▶ DIRECTIVE
Within the material below, transcribe exactly the lines from the one holding "Clone this chart" through the one holding "const yTicks = [0, 5, 10, 15, 20];", keeping both ends and skipping the rest.
━━━━━━━━━━
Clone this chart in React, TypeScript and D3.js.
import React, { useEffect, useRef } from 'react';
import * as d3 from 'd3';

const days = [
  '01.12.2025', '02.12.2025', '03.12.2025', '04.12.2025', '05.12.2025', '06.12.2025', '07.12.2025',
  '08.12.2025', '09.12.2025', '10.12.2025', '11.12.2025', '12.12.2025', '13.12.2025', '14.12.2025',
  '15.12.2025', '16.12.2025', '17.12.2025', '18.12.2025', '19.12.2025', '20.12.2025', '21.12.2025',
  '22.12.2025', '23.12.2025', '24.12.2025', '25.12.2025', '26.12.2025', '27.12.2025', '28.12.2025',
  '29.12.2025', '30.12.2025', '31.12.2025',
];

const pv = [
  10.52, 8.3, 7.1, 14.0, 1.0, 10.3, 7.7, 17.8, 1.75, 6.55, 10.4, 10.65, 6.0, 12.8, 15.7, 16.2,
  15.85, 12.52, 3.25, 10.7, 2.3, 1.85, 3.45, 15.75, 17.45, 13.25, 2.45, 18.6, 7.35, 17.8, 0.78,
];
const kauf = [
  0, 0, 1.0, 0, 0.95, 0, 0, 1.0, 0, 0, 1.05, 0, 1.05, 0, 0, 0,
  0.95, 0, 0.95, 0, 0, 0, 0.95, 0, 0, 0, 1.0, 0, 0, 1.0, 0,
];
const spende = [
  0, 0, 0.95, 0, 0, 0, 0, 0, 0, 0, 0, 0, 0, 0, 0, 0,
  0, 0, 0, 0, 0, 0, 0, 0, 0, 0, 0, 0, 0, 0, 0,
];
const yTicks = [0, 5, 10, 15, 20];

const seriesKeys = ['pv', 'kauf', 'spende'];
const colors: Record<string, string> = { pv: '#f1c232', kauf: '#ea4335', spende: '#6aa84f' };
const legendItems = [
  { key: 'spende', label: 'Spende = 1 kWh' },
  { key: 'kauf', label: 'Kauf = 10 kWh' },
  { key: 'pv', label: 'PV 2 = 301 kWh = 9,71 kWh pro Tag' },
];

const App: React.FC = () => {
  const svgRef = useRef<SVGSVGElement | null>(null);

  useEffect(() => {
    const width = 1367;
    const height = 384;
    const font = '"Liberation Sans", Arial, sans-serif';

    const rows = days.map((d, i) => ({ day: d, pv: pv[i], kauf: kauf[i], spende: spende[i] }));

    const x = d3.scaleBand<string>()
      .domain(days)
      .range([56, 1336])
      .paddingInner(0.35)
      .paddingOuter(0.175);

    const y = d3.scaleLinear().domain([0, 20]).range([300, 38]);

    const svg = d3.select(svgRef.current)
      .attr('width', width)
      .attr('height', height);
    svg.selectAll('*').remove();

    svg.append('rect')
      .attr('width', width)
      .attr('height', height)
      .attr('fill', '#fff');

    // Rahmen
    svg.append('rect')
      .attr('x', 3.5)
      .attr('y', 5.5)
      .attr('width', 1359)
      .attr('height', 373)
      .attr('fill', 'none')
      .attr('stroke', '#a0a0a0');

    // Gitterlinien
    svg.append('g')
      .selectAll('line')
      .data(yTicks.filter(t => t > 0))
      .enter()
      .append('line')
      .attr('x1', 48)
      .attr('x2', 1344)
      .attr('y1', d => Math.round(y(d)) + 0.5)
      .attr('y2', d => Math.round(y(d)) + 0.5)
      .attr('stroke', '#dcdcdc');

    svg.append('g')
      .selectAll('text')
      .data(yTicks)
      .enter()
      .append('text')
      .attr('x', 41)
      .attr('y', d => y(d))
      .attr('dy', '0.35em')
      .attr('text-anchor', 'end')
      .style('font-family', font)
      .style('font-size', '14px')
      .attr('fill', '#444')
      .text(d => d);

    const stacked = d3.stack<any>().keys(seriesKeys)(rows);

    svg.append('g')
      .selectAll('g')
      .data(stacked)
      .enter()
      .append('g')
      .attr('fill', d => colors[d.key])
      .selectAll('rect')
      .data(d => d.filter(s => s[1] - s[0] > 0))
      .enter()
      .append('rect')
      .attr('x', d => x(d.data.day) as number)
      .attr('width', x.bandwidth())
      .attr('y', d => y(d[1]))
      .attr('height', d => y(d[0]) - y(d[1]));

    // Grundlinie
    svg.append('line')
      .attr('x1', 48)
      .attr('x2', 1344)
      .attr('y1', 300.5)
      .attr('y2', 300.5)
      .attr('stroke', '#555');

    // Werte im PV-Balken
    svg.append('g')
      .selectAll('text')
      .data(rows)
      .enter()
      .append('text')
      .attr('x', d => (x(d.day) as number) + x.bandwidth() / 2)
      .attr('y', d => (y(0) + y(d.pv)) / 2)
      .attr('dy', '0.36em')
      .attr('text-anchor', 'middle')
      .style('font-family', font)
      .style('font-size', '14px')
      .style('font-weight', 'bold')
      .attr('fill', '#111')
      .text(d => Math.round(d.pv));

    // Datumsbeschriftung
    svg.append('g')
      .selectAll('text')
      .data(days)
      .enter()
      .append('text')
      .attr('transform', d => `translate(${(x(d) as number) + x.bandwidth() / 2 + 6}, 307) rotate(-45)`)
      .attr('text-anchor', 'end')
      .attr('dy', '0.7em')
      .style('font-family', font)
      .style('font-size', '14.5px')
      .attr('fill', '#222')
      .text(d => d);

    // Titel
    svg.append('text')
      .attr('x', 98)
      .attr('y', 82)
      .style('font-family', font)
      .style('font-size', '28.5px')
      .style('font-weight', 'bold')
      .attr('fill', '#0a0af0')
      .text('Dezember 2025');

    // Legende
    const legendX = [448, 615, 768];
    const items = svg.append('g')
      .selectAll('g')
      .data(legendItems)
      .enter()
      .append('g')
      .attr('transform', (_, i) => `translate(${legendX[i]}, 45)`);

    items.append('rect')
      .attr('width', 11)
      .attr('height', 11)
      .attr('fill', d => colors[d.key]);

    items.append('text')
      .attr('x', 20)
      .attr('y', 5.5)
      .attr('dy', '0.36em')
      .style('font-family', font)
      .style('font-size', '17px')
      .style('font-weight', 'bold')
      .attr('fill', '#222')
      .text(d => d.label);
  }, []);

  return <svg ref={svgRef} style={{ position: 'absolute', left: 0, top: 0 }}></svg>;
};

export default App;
━━━━━━━━━━
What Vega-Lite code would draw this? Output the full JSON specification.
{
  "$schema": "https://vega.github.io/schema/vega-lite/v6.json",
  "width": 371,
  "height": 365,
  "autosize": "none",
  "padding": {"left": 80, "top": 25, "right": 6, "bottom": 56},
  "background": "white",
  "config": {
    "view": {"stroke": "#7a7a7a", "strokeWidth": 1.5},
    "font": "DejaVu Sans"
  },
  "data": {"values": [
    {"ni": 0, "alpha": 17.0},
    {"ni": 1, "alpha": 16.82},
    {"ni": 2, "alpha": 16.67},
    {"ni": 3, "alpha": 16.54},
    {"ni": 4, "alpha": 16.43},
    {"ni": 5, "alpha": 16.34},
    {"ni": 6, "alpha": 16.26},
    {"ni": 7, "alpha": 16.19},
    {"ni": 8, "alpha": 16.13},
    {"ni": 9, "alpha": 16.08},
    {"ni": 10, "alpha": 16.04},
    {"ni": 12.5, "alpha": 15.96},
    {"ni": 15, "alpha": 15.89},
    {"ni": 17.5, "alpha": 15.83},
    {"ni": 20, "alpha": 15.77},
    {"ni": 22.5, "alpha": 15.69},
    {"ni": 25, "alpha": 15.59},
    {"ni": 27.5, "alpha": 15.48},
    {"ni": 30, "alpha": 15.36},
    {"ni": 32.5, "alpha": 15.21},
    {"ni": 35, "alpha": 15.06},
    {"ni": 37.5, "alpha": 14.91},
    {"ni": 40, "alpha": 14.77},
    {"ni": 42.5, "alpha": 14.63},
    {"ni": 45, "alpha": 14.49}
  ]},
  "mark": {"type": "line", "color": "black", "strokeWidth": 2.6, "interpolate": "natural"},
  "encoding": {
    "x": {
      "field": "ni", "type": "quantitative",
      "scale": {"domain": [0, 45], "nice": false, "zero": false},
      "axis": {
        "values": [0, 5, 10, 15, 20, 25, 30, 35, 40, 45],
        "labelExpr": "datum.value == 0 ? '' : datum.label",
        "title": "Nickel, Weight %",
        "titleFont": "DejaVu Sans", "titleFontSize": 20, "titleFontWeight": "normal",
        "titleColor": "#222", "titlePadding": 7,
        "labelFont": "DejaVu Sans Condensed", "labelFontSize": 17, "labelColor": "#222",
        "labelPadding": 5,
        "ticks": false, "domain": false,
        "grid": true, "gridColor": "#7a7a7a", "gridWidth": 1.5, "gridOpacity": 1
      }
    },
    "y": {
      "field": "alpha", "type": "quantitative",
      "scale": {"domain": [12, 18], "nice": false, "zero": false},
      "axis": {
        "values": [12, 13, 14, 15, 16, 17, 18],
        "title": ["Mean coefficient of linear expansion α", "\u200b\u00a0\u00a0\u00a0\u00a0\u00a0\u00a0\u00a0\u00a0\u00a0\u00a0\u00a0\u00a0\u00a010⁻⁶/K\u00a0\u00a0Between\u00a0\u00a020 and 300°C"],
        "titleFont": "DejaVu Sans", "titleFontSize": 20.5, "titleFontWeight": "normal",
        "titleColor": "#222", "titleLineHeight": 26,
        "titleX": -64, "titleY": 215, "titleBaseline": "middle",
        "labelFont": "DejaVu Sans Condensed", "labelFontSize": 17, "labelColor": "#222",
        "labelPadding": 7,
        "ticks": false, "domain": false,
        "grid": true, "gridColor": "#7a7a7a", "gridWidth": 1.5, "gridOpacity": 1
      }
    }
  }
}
━━━━━━━━━━
▶ OUTPUT BELOW
Clone this chart in React, TypeScript and D3.js.
import React, { useEffect, useRef } from 'react';
import * as d3 from 'd3';

const days = [
  '01.12.2025', '02.12.2025', '03.12.2025', '04.12.2025', '05.12.2025', '06.12.2025', '07.12.2025',
  '08.12.2025', '09.12.2025', '10.12.2025', '11.12.2025', '12.12.2025', '13.12.2025', '14.12.2025',
  '15.12.2025', '16.12.2025', '17.12.2025', '18.12.2025', '19.12.2025', '20.12.2025', '21.12.2025',
  '22.12.2025', '23.12.2025', '24.12.2025', '25.12.2025', '26.12.2025', '27.12.2025', '28.12.2025',
  '29.12.2025', '30.12.2025', '31.12.2025',
];

const pv = [
  10.52, 8.3, 7.1, 14.0, 1.0, 10.3, 7.7, 17.8, 1.75, 6.55, 10.4, 10.65, 6.0, 12.8, 15.7, 16.2,
  15.85, 12.52, 3.25, 10.7, 2.3, 1.85, 3.45, 15.75, 17.45, 13.25, 2.45, 18.6, 7.35, 17.8, 0.78,
];
const kauf = [
  0, 0, 1.0, 0, 0.95, 0, 0, 1.0, 0, 0, 1.05, 0, 1.05, 0, 0, 0,
  0.95, 0, 0.95, 0, 0, 0, 0.95, 0, 0, 0, 1.0, 0, 0, 1.0, 0,
];
const spende = [
  0, 0, 0.95, 0, 0, 0, 0, 0, 0, 0, 0, 0, 0, 0, 0, 0,
  0, 0, 0, 0, 0, 0, 0, 0, 0, 0, 0, 0, 0, 0, 0,
];
const yTicks = [0, 5, 10, 15, 20];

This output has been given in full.